In this exercise done in class during lecture of 8/01/2025 the applying of pumping lemma was left as exercise at home. I have a doubt if my solution correct, in particular I’m not sure of the second case I provide for factorization where v has some a’s and x has some b’s.

Thank you

Exercise

Re: Solution p. lemma cfl exercise 8/01/25

by Giorgio Satta - Saturday, 8 February 2025, 2:57 PM

Is there any student who can answer to this question?

Re: Solution p. lemma cfl exercise 8/01/25

by Giorgio Satta - Monday, 10 February 2025, 3:17 PM

I have noticed a glitch in your paperwork: In the pumping lemma conditions, you should have \( vx \neq \varepsilon \), not \( v,x \neq \varepsilon \): the two conditions have different meaning.

Case 2 in the application of the pumping lemma is ok, but you are stating \( |v| =m \), \(|x| = m \): there is no such condition in the pumping lemma. The length of \( v,x \) do not need to be equal, the only thing we know is \( |vx| > 0 \).
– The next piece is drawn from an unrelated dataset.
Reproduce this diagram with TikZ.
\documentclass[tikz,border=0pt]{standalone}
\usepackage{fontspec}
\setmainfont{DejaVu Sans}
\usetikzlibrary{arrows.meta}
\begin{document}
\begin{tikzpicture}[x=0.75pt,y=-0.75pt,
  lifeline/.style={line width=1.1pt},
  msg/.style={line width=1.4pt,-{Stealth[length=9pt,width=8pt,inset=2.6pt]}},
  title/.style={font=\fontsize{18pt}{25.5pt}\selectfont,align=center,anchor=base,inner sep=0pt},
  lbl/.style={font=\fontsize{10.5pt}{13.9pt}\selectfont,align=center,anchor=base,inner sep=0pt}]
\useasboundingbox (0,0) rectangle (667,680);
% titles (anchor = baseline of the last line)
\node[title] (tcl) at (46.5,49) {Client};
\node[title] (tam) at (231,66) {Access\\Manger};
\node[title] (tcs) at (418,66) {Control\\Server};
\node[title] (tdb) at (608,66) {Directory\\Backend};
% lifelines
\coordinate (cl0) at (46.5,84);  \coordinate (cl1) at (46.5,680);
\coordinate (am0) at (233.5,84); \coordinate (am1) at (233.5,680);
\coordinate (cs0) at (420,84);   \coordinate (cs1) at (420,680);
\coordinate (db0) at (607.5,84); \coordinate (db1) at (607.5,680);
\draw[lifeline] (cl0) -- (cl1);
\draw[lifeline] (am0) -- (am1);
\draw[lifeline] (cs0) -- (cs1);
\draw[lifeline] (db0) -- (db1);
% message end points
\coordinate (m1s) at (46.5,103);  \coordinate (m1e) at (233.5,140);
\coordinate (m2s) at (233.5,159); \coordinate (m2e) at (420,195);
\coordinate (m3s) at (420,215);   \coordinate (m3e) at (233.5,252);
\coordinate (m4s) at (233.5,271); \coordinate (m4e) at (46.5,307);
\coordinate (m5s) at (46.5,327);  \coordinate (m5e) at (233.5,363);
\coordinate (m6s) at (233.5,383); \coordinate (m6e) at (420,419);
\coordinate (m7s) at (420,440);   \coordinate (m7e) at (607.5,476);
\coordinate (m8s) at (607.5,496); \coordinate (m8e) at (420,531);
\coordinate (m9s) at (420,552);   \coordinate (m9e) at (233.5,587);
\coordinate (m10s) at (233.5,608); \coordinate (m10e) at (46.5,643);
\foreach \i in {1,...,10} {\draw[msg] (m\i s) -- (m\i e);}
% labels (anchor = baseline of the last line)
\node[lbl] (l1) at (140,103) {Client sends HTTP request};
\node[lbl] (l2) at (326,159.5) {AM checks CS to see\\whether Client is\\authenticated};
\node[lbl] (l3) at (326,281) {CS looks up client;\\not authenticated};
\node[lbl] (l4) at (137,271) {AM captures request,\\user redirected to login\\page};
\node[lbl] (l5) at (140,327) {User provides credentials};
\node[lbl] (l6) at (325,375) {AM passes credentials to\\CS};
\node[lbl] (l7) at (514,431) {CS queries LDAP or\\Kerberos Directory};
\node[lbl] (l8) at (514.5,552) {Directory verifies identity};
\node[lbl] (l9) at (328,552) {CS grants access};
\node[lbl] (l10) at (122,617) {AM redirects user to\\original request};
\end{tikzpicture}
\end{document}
Finally, one case is missing in the application of the pumping lemma. You need to discuss the case in which one among \( v, x \) falls across two consecutive blocks.
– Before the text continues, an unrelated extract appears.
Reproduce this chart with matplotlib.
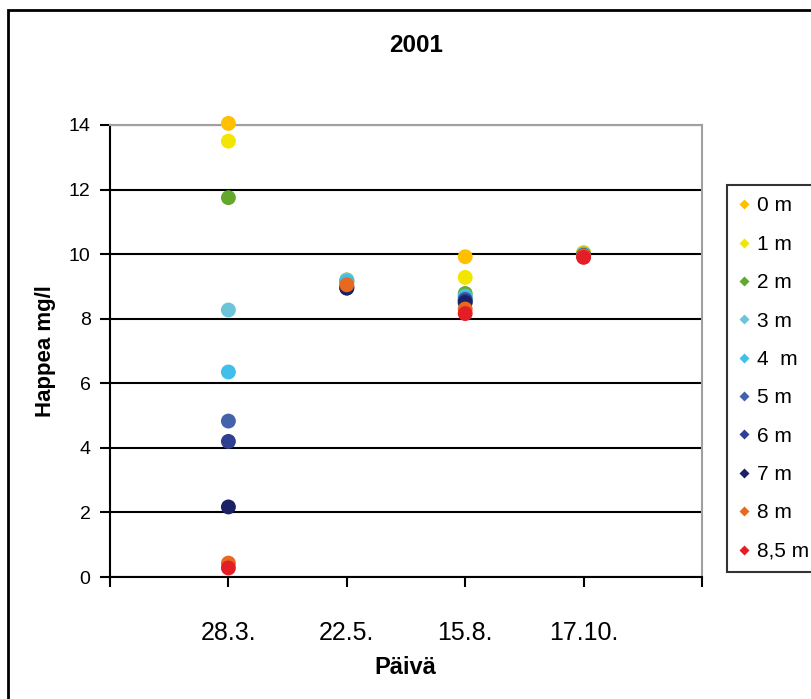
import numpy as np
import matplotlib.pyplot as plt
from matplotlib.lines import Line2D
from matplotlib.patches import Rectangle

plt.rcParams['font.family'] = ['Liberation Sans', 'DejaVu Sans']

# Näytepäivät ja syvyydet
paivat = ['28.3.', '22.5.', '15.8.', '17.10.']
syvyydet = ['0 m', '1 m', '2 m', '3 m', '4  m', '5 m', '6 m', '7 m', '8 m', '8,5 m']

# Happipitoisuus (mg/l) kullakin syvyydellä, järjestys: 28.3., 22.5., 15.8., 17.10.
happi_0m = [14.05, 9.2, 9.92, 10.05]
happi_1m = [13.5, 9.2, 9.28, 10.05]
happi_2m = [11.75, 9.15, 8.78, 10.0]
happi_3m = [8.27, 9.2, 8.7, 10.0]
happi_4m = [6.35, 9.15, 8.68, 10.0]
happi_5m = [4.83, 9.0, 8.6, 9.95]
happi_6m = [4.2, 8.95, 8.55, 9.95]
happi_7m = [2.17, 8.95, 8.5, 9.95]
happi_8m = [0.43, 9.05, 8.3, 9.95]
happi_85m = [0.28, np.nan, 8.16, 9.9]

sarjat = [happi_0m, happi_1m, happi_2m, happi_3m, happi_4m,
          happi_5m, happi_6m, happi_7m, happi_8m, happi_85m]
varit = ['#FFC000', '#F2E600', '#62A82A', '#6CC4D8', '#3FBFEA',
         '#4462AC', '#2E3F94', '#1A2164', '#E8681E', '#E41E26']

fig = plt.figure(figsize=(8.11, 6.99), dpi=100)
ax = fig.add_axes([110 / 811, 1 - 577 / 699, 592 / 811, 452 / 699])

x = np.arange(1, len(paivat) + 1)
for arvot, vari in zip(sarjat, varit):
    ax.scatter(x, arvot, s=115, color=vari, edgecolors='none', zorder=3, clip_on=False)

ax.set_xlim(0, 5)
ax.set_ylim(0, 14)
ax.set_xticks(range(0, 6))
ax.set_xticklabels([''] + paivat + [''])
ax.set_yticks(range(0, 15, 2))
ax.yaxis.grid(True, color='black', linewidth=1.5)
ax.set_axisbelow(True)

ax.tick_params(axis='x', direction='out', length=7, width=1.5, pad=25, labelsize=18)
ax.tick_params(axis='y', direction='out', length=7, width=1.5, pad=7, labelsize=14)
ax.spines['left'].set_linewidth(1.5)
ax.spines['bottom'].set_linewidth(1.5)
for s in ['top', 'right']:
    ax.spines[s].set_color('#a0a0a0')
    ax.spines[s].set_linewidth(1.5)

fig.text(416 / 811, 1 - 45 / 699, '2001', ha='center', va='center',
         fontsize=17.5, fontweight='bold')
fig.text(405 / 811, 1 - 668 / 699, 'Päivä', ha='center', va='center',
         fontsize=17, fontweight='bold')
fig.text(45 / 811, 1 - 351 / 699, 'Happea mg/l', ha='center', va='center',
         rotation=90, fontsize=16, fontweight='bold')

kahvat = [Line2D([], [], linestyle='none', marker='D', markersize=5.5,
                 color=v, markeredgecolor='none') for v in varit]
leg = fig.legend(kahvat, syvyydet, loc='upper left',
                 bbox_to_anchor=(727 / 811, 1 - 185 / 699),
                 fontsize=15, frameon=True, fancybox=False, borderpad=0.55,
                 labelspacing=0.93, handlelength=0.5, handletextpad=0.4,
                 borderaxespad=0)
leg.get_frame().set_edgecolor('black')
leg.get_frame().set_linewidth(1.5)

# Kaavion ulkoreunus
fig.patches.append(Rectangle((8 / 811, -0.1), 1.0, 1 - 10 / 699 + 0.1,
                             transform=fig.transFigure, fill=False,
                             edgecolor='black', linewidth=2))

plt.savefig('out.png', dpi=100)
Re: Solution p. lemma cfl exercise 8/01/25

by FRANCESCO VEZZANI - Monday, 10 February 2025, 7:40 PM

Thank you very much professor Satta. 1. My first mistake comes from my misunderstanding of the condition vx different from epsilon, what is not clear to me is how they can be considered together when I have the symbol w in between. 2. This second issue it’s also related to the misunderstanding of how I can have condition vx differ from epsilon if I have w in between the two. 3. For the missing case can i consider just across a and b and b and c in a single case or i have to manage in two separate cases? I was thinking of demonstrating it using k=0 is it right ? Thank you very much

Re: Solution p. lemma cfl exercise 8/01/25

by Giorgio Satta - Tuesday, 11 February 2025, 8:22 AM

It is certainly true that \( v, x \) do not appear together inside the string \( w \) that you have chosen. However writing \( |v x| > 0 \) simply means that there is at least one alphabet symbol occurring in \( v \) or in \( x \), but you do not know exactly which one of the two.
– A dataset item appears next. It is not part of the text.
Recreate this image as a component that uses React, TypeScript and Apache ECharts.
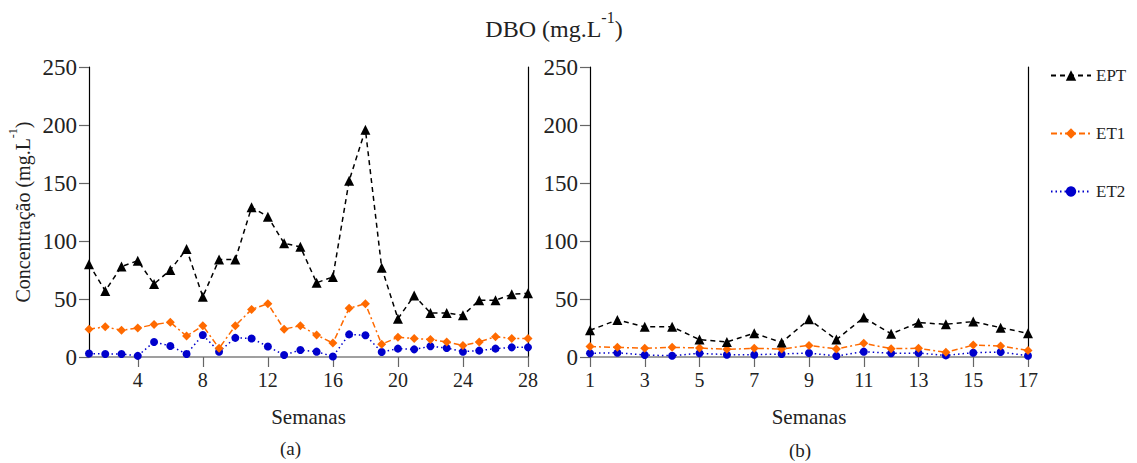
import React, { useEffect, useRef } from "react";
import * as echarts from "echarts";

const weeksA = Array.from({ length: 28 }, (_, i) => i + 1);
const weeksB = Array.from({ length: 17 }, (_, i) => i + 1);

const eptA = [80, 57, 78, 83, 63, 75, 93, 52, 84, 84, 129, 121, 98, 95, 64, 69, 152, 196, 77, 33, 53, 38, 38, 36, 49, 49, 54, 55];
const et1A = [24, 26, 23, 25, 28, 30, 18, 27, 7.5, 27, 41, 46, 24, 27, 19, 12, 42, 46, 11, 17, 16, 15, 13, 10, 13, 17.5, 16, 16];
const et2A = [3, 2.6, 2.6, 1, 13, 9.5, 2.6, 19, 4.6, 16.5, 16, 9, 1.7, 6, 4.6, 0.5, 19.5, 18.7, 4.3, 7.2, 6.6, 9.2, 7.8, 4.6, 5.5, 7.2, 8.3, 8.3];

const eptB = [23, 32, 26, 26, 15, 13, 20.5, 12.5, 32.5, 15, 34, 20, 29.6, 28.2, 30.5, 25.3, 20.4];
const et1B = [9, 8.3, 7.5, 8.3, 7.8, 6.6, 7.5, 6.9, 10, 6.9, 11.8, 7.2, 7.5, 4, 10.3, 9.5, 5.7];
const et2B = [3.2, 3.7, 1.7, 1.1, 3.2, 2, 2, 2.6, 3.4, 0.9, 4.6, 3.2, 3.4, 1.4, 3.7, 4.3, 1.1];

const xTicksA = [4, 8, 12, 16, 20, 24, 28];
const yMax = 250;
const yStep = 50;

const FONT = "Liberation Serif";

export default function App() {
  const ref = useRef<HTMLDivElement>(null);
  useEffect(() => {
    const chart = echarts.init(ref.current!, null, { renderer: "svg" });
    const styles = {
      EPT: { color: "#000000", symbol: "triangle", symbolSize: 10, dash: [5, 4] },
      ET1: { color: "#ff6a00", symbol: "diamond", symbolSize: 9, dash: [6, 3, 2, 3] },
      ET2: { color: "#0000cc", symbol: "circle", symbolSize: 8, dash: [1.5, 3] },
    } as any;
    const mk = (name: string, xs: number[], ys: number[], idx: number) => ({
      name,
      type: "line",
      xAxisIndex: idx,
      yAxisIndex: idx * 2,
      data: xs.map((x, i) => [x, ys[i]]),
      symbol: styles[name].symbol,
      symbolSize: styles[name].symbolSize,
      itemStyle: { color: styles[name].color },
      lineStyle: { color: styles[name].color, width: 1.5, type: styles[name].dash },
      z: name === "EPT" ? 5 : name === "ET1" ? 4 : 3,
    });
    const yAxisBase = (gi: number) => ({
      type: "value",
      gridIndex: gi,
      min: 0,
      max: yMax,
      interval: yStep,
      axisLine: { show: true, lineStyle: { color: "#000", width: 1.2 } },
      axisTick: { show: true, length: 10, lineStyle: { color: "#666", width: 1.2 } },
      axisLabel: { fontFamily: FONT, fontSize: 23, color: "#222", margin: 12 },
      splitLine: { show: false },
    });
    const yRight = (gi: number) => ({
      type: "value",
      gridIndex: gi,
      position: "right",
      min: 0,
      max: yMax,
      interval: yStep,
      axisLine: { show: true, lineStyle: { color: "#000", width: 1.2 } },
      axisTick: { show: false },
      axisLabel: { show: false },
      splitLine: { show: false },
    });
    const xName = {
      name: "Semanas",
      nameLocation: "middle",
      nameGap: 49,
      nameTextStyle: { fontFamily: FONT, fontSize: 21, color: "#222" },
    };
    chart.setOption({
      animation: false,
      backgroundColor: "#fff",
      title: {
        text: "{a|DBO (mg.L}{s|-1}{a|)}",
        left: 549,
        textAlign: "center",
        top: 4,
        textStyle: {
          fontWeight: "normal",
          rich: {
            a: { fontFamily: FONT, fontSize: 24, fontWeight: "normal", color: "#222", verticalAlign: "bottom", lineHeight: 32 },
            s: { fontFamily: FONT, fontSize: 16, fontWeight: "normal", color: "#222", verticalAlign: "top", lineHeight: 32, padding: [0, 0, 13, 0] },
          },
        },
      },
      legend: {
        orient: "vertical",
        left: 1045,
        top: 62,
        itemGap: 41,
        itemWidth: 40,
        itemHeight: 13,
        data: ["EPT", "ET1", "ET2"],
        textStyle: { fontFamily: FONT, fontSize: 17, color: "#222" },
      },
      grid: [
        { left: 89, top: 67, width: 439, height: 290 },
        { left: 590, top: 67, width: 438, height: 290 },
      ],
      xAxis: [
        {
          type: "value",
          gridIndex: 0,
          min: 1,
          max: 28,
          ...xName,
          axisLine: { show: true, lineStyle: { color: "#808080", width: 1.5 } },
          axisTick: { show: true, length: 10, customValues: xTicksA, lineStyle: { color: "#666", width: 1.2 } },
          axisLabel: { customValues: xTicksA, fontFamily: FONT, fontSize: 20, color: "#222", margin: 13 },
          splitLine: { show: false },
        },
        {
          type: "value",
          gridIndex: 1,
          min: 1,
          max: 17,
          interval: 2,
          ...xName,
          axisLine: { show: true, lineStyle: { color: "#808080", width: 1.5 } },
          axisTick: { show: true, length: 10, lineStyle: { color: "#666", width: 1.2 } },
          axisLabel: { fontFamily: FONT, fontSize: 20, color: "#222", margin: 13 },
          splitLine: { show: false },
        },
      ],
      yAxis: [
        {
          ...yAxisBase(0),
          name: "{a|Concentração (mg.L}{s|-1}{a|)}",
          nameLocation: "middle",
          nameGap: 56,
          nameTextStyle: {
            rich: {
              a: { fontFamily: FONT, fontSize: 20, color: "#222", verticalAlign: "bottom", lineHeight: 26 },
              s: { fontFamily: FONT, fontSize: 12, color: "#222", verticalAlign: "top", lineHeight: 26, padding: [0, 0, 11, 0] },
            },
          },
        },
        yRight(0),
        yAxisBase(1),
        yRight(1),
      ],
      graphic: [
        { type: "text", left: 280, top: 439, style: { text: "(a)", fontFamily: FONT, fontSize: 19, fill: "#222" } },
        { type: "text", left: 789, top: 441, style: { text: "(b)", fontFamily: FONT, fontSize: 19, fill: "#222" } },
      ],
      series: [
        mk("EPT", weeksA, eptA, 0),
        mk("ET1", weeksA, et1A, 0),
        mk("ET2", weeksA, et2A, 0),
        mk("EPT", weeksB, eptB, 1),
        mk("ET1", weeksB, et1B, 1),
        mk("ET2", weeksB, et2B, 1),
      ],
    });
    return () => chart.dispose();
  }, []);
  return (
    <div
      ref={ref}
      style={{ position: "fixed", left: 0, top: 0, width: 1137, height: 463, background: "#fff" }}
    />
  );
}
As for the missing case, if \( v \) or \( x \) simultaneously contains occurrences of \( a \) followed by occurrences of \( b \), then you should use \( k > 2 \). In this way you will get occurrences of \( b \) followed by occurrences of \( a \), and the resulting string cannot be in the language. The case in which \( v \) or \( x \) simultaneously contains occurrences of \( b \) followed by occurrences of \( c \) is similar.

I hope this is clear. If not, you should ask for office hours.